**Source records**
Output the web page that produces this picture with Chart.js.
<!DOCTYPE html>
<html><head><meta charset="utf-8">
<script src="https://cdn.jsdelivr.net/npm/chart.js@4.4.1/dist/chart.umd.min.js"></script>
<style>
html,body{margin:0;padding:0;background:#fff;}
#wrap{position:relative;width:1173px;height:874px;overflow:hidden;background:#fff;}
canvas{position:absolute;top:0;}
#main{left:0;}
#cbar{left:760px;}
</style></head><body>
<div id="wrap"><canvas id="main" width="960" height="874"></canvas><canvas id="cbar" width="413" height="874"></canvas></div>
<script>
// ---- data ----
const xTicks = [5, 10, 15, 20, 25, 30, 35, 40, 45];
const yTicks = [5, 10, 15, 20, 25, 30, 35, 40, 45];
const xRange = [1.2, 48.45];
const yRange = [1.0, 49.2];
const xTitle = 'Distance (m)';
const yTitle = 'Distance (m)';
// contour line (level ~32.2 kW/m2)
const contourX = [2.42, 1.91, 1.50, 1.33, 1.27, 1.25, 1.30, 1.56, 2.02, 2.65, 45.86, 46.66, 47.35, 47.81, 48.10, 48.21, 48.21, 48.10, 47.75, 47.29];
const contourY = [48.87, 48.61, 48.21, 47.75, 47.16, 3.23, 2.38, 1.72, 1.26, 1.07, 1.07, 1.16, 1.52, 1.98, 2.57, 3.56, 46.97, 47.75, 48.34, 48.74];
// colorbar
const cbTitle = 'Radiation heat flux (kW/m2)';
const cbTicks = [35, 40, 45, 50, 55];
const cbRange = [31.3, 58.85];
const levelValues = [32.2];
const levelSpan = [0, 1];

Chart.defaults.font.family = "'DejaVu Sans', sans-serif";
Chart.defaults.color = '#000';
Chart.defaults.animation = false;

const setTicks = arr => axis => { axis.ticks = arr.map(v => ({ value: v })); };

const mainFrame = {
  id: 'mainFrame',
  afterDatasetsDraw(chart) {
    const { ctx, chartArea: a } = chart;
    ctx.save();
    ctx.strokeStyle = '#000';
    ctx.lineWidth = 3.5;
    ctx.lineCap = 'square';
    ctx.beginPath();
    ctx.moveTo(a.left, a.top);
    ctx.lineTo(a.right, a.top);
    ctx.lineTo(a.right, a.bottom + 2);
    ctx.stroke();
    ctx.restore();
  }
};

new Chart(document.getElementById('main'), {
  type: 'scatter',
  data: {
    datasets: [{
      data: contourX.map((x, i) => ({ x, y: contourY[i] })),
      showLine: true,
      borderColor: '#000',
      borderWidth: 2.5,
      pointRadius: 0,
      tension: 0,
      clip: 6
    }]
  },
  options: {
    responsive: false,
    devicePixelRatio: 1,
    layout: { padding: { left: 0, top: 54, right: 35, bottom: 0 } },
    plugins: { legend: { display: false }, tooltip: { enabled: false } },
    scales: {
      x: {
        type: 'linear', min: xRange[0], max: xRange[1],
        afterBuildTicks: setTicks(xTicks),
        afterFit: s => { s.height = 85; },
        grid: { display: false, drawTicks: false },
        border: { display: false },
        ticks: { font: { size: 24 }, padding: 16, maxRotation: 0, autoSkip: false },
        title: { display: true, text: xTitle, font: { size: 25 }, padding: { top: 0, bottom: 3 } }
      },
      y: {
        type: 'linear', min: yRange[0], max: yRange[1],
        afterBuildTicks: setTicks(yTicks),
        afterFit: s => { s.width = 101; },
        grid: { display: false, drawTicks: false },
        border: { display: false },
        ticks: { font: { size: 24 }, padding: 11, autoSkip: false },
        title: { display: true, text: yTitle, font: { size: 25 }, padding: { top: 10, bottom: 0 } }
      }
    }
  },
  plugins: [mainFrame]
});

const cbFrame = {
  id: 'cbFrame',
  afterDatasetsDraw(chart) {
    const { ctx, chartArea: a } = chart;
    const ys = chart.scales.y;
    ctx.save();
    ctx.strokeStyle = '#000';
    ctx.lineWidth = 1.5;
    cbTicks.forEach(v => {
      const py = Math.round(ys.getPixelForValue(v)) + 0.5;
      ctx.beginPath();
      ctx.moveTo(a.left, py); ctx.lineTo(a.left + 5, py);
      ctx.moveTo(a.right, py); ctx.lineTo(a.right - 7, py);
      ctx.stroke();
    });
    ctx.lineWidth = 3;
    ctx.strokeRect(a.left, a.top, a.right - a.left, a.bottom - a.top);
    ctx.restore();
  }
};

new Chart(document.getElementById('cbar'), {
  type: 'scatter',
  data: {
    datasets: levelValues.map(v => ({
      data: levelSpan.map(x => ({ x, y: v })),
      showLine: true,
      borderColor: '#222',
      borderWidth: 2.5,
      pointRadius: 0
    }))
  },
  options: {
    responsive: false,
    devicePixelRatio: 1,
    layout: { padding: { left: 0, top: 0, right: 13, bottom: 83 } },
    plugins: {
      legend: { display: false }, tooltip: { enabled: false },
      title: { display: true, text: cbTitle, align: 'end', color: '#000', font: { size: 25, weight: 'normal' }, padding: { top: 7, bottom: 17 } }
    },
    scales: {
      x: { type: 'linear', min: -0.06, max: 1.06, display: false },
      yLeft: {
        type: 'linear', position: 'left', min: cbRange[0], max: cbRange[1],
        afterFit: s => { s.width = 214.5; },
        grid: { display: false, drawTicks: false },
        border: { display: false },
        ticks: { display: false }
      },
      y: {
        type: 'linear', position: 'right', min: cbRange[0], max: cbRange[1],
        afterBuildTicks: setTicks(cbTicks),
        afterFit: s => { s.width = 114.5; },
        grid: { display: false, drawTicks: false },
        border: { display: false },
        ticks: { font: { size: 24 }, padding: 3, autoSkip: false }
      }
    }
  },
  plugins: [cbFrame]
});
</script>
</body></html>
* * *
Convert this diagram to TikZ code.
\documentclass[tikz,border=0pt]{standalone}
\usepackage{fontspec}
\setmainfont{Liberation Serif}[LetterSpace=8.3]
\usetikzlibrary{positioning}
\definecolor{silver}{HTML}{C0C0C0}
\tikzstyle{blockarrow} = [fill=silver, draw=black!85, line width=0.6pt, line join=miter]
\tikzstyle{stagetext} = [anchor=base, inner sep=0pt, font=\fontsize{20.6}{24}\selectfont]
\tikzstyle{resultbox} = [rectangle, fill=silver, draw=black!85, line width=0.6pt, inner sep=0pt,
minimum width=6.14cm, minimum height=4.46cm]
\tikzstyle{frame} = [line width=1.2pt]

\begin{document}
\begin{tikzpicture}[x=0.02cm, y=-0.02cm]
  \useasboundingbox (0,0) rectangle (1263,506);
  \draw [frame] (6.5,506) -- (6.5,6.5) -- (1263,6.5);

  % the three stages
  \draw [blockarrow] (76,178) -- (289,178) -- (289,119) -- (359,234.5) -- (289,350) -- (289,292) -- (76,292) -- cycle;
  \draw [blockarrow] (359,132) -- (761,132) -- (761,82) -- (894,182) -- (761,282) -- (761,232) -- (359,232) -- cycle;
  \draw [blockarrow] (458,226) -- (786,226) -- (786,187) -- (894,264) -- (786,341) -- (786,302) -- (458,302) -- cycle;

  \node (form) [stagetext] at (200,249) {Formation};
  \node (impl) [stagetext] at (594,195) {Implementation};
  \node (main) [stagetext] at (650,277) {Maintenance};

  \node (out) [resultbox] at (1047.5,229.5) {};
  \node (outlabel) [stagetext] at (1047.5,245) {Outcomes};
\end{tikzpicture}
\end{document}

**Goal of the exercise**
List each line of the entries that holds the string "this".

**Correct response**
Output the web page that produces this picture with Chart.js.
Convert this diagram to TikZ code.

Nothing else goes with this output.